Associa-se com um prazer doentio cada morte por Covid ao presidente genocida, como se na Venezuela não morresse ninguém
Somente nesse contexto de má-vontade doentia, de torcida explícita para que tudo piore, de celebração do “quanto pior melhor”, é possível assistir à comemoração mal disfarçada a cada novo recorde de mortes de Covid. Associa-se com um prazer quase sexual cada morte ao presidente genocida, como se na Argentina, na Venezuela, ou em Cuba todos já estivessem vacinados e não morresse mais ninguém.
É evidente que o governo – qualquer governo – deve ser cobrado e permanentemente vigiado pela imprensa. Mas quando se substituem o rigor na apuração, o bom senso no julgamento e a responsabilidade no tratamento dos fatos pelo massacre deliberado e pela sabotagem explícita, o espectador comum – aquele que não está ideologicamente comprometido com nenhum lado e só queria mesmo se informar – percebe. E muda de canal. Ou desliga a TV e vai para o computador. Ninguém é obrigado.
Jornalismo se tornou sinônimo de militância, e o leitor-espectador não é burro. Ele percebe que o ativismo jornalístico está “espanando a rosca” já há algum tempo. “Espanar” é aquilo que ocorre com a rosca (de um parafuso ou uma porca) quando, ao apertá-la em excesso, se ultrapassa sua capacidade de resistência. A rosca, estragada, não serve mais para nada.

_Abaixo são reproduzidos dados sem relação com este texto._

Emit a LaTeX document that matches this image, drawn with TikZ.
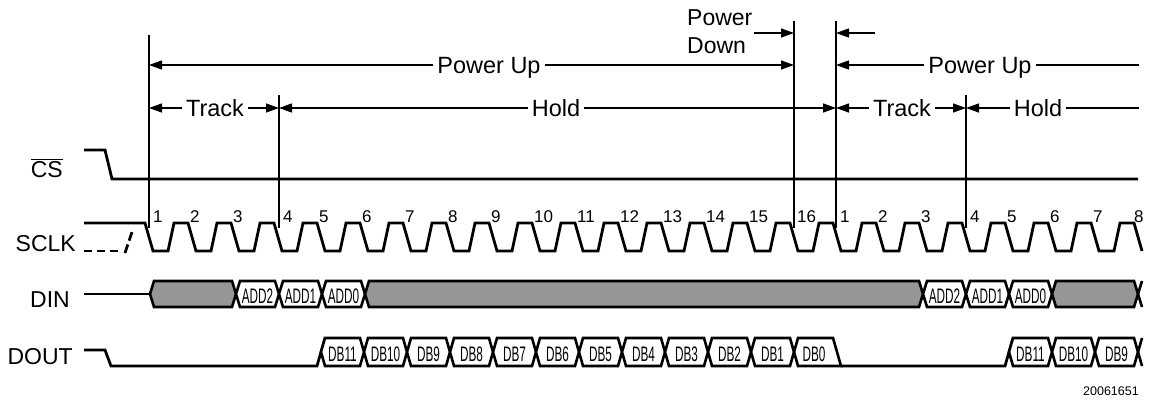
\documentclass[tikz,border=0pt]{standalone}
\usepackage{fontspec}
\setmainfont{Liberation Sans}
\newfontfamily\narrowfont[FakeStretch=0.56]{Liberation Sans}
\usetikzlibrary{arrows.meta}
\definecolor{busgray}{RGB}{150,150,150}
\newcommand\hexseg[7]{% name, x0, x1, top, bottom, fill, text
  \path[busline,fill=#6] (#2,{(#4+#5)/2}) -- ({#2+4},#4) -- ({#3-4},#4) -- (#3,{(#4+#5)/2}) -- ({#3-4},#5) -- ({#2+4},#5) -- cycle;
  \node[bustext] (#1) at ({(#2+#3)/2},{(#4+#5)/2+2}) {#7};}
\newcommand\grayseg[4]{% x0, x1, top, bottom
  \path[busline,fill=busgray] (#1,{(#3+#4)/2}) -- ({#1+4},#3) -- ({#2-4},#3) -- (#2,{(#3+#4)/2}) -- ({#2-4},#4) -- ({#1+4},#4) -- cycle;}
\begin{document}
\begin{tikzpicture}[x=1pt,y=-1pt,
  wave/.style={draw,line width=2.8pt,line join=miter},
  busline/.style={draw,line width=2.6pt,line join=miter},
  vline/.style={draw,line width=1.3pt},
  dim/.style={draw,line width=1.3pt,-{Triangle[length=13pt,width=9pt]}},
  plainline/.style={draw,line width=1.3pt},
  lbl/.style={font=\fontsize{23.5}{27}\selectfont,text height=16.8pt,text depth=0pt,inner xsep=4pt,inner ysep=0pt},
  sig/.style={font=\fontsize{23}{27}\selectfont,inner sep=0pt},
  num/.style={font=\fontsize{17}{19}\selectfont,inner sep=0pt,anchor=base west},
  bustext/.style={font=\narrowfont\fontsize{21}{23}\selectfont,text height=15pt,text depth=0pt,inner sep=0pt}]
\useasboundingbox (0,0) rectangle (1152,402);

% signal labels
\node[sig,anchor=base east] (lcs) at (63,177) {$\overline{\mbox{CS}}$};
\node[sig,anchor=base east] (lsclk) at (76,251) {SCLK};
\node[sig,anchor=base east] (ldin) at (70,307) {DIN};
\node[sig,anchor=base east] (ldout) at (73,364) {DOUT};

% CS
\draw[wave] (84,150) -- (105,150) -- (112,179) -- (1138,179);

% SCLK
\draw[wave] (84,223) \foreach \e in {149,192,...,1095} { -- ({\e-4},223) -- ({\e+4},251) -- ({\e+19},251) -- ({\e+25},223) } -- (1134,223) -- (1142,251);
\draw[wave,dash pattern=on 8pt off 5pt] (84,251) -- (120,251);
\draw[wave,dash pattern=on 9pt off 4pt] (125,253) -- (132,232);

% clock numbers
\foreach \x/\t [count=\i] in {153/1,190/2,233/3,283/4,319/5,362/6,405/7,448/8,491/9,534/10,577/11,620/12,663/13,706/14,749/15,797/16,840/1,878/2,921/3,970/4,1007/5,1050/6,1093/7,1134/8}
  \node[num] (n\i) at (\x,222) {\t};

% vertical marker lines
\coordinate (v1t) at (149,35);  \coordinate (v1b) at (149,228);
\coordinate (v2t) at (279,95);  \coordinate (v2b) at (279,228);
\coordinate (v3t) at (794,21);  \coordinate (v3b) at (794,228);
\coordinate (v4t) at (836,21);  \coordinate (v4b) at (836,228);
\coordinate (v5t) at (966,95);  \coordinate (v5b) at (966,228);
\foreach \v in {v1,v2,v3,v4,v5} \draw[vline] (\v t) -- (\v b);

% arrow end points
\coordinate (pu1a) at (149,65); \coordinate (pu1b) at (794,65);
\coordinate (pu2a) at (836,65); \coordinate (pu2b) at (1139,65);
\coordinate (tr1a) at (149,108); \coordinate (tr1b) at (279,108);
\coordinate (ho1a) at (279,108); \coordinate (ho1b) at (836,108);
\coordinate (tr2a) at (836,108); \coordinate (tr2b) at (966,108);
\coordinate (ho2a) at (966,108); \coordinate (ho2b) at (1139,108);
\coordinate (pdS) at (754,33); \coordinate (pdE) at (794,33);
\coordinate (pwS) at (875,33); \coordinate (pwE) at (836,33);

% top labels
\node[lbl] (pu1) at (489,65) {Power Up};
\node[lbl] (pu2) at (980,65) {Power Up};
\node[lbl] (tr1) at (215,108) {Track};
\node[lbl] (ho1) at (556,108) {Hold};
\node[lbl] (tr2) at (902,108) {Track};
\node[lbl] (ho2) at (1038,108) {Hold};
\node[sig,anchor=base west] (pdA) at (687,25) {Power};
\node[sig,anchor=base west] (pdB) at (687,53) {Down};

\draw[dim] (pu1.west) -- (pu1a);
\draw[dim] (pu1.east) -- (pu1b);
\draw[dim] (pu2.west) -- (pu2a);
\draw[plainline] (pu2.east) -- (pu2b);
\draw[dim] (tr1.west) -- (tr1a);
\draw[dim] (tr1.east) -- (tr1b);
\draw[dim] (ho1.west) -- (ho1a);
\draw[dim] (ho1.east) -- (ho1b);
\draw[dim] (tr2.west) -- (tr2a);
\draw[dim] (tr2.east) -- (tr2b);
\draw[dim] (ho2.west) -- (ho2a);
\draw[plainline] (ho2.east) -- (ho2b);
\draw[dim] (pdS) -- (pdE);
\draw[dim] (pwS) -- (pwE);

% DIN
\draw[wave] (84,294) -- (150,294);
\grayseg{150}{236}{281}{307}
\hexseg{dinA}{236}{279}{281}{307}{white}{ADD2}
\hexseg{dinB}{279}{322}{281}{307}{white}{ADD1}
\hexseg{dinC}{322}{365}{281}{307}{white}{ADD0}
\grayseg{365}{923}{281}{307}
\hexseg{dinD}{923}{966}{281}{307}{white}{ADD2}
\hexseg{dinE}{966}{1009}{281}{307}{white}{ADD1}
\hexseg{dinF}{1009}{1052}{281}{307}{white}{ADD0}
\grayseg{1052}{1138}{281}{307}
\draw[busline] (1142,281) -- (1138,294) -- (1142,307);

% DOUT
\draw[wave] (84,350) -- (105,350) -- (111,366) -- (317,366) -- (325,338);
\foreach \a/\b/\t [count=\i] in {321/364/DB11,364/407/DB10,407/450/DB9,450/493/DB8,493/536/DB7,536/579/DB6,579/622/DB5,622/665/DB4,665/708/DB3,708/751/DB2,751/794/DB1}
  {\hexseg{do\i}{\a}{\b}{338}{366}{white}{\t}}
\path[busline] (794,352) -- (798,338) -- (833,338) -- (841,366) -- (798,366) -- cycle;
\node[bustext] (doZ) at (814,354) {DB0};
\draw[wave] (841,366) -- (1005,366) -- (1013,338);
\hexseg{doP}{1009}{1052}{338}{366}{white}{DB11}
\hexseg{doQ}{1052}{1095}{338}{366}{white}{DB10}
\hexseg{doR}{1095}{1138}{338}{366}{white}{DB9}
\draw[busline] (1142,338) -- (1138,352) -- (1142,366);

% figure number
\node[font=\fontsize{12.5}{14}\selectfont,inner sep=0pt,anchor=base east] (fig) at (1139,395) {20061651};
\end{tikzpicture}
\end{document}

É o que está acontecendo com o jornalismo. A boa vontade e a paciência das pessoas vêm sendo diariamente desafiadas por um tipo de cobertura que serve cada vez menos aos interesses do cidadão comum. A consequência óbvia desse processo é a perda de credibilidade dos veículos de comunicação, diagnosticada em sucessivas pesquisas sobre o tema. A etapa seguinte à perda de credibilidade é a perda de relevância. Será possível que não estejam percebendo isso?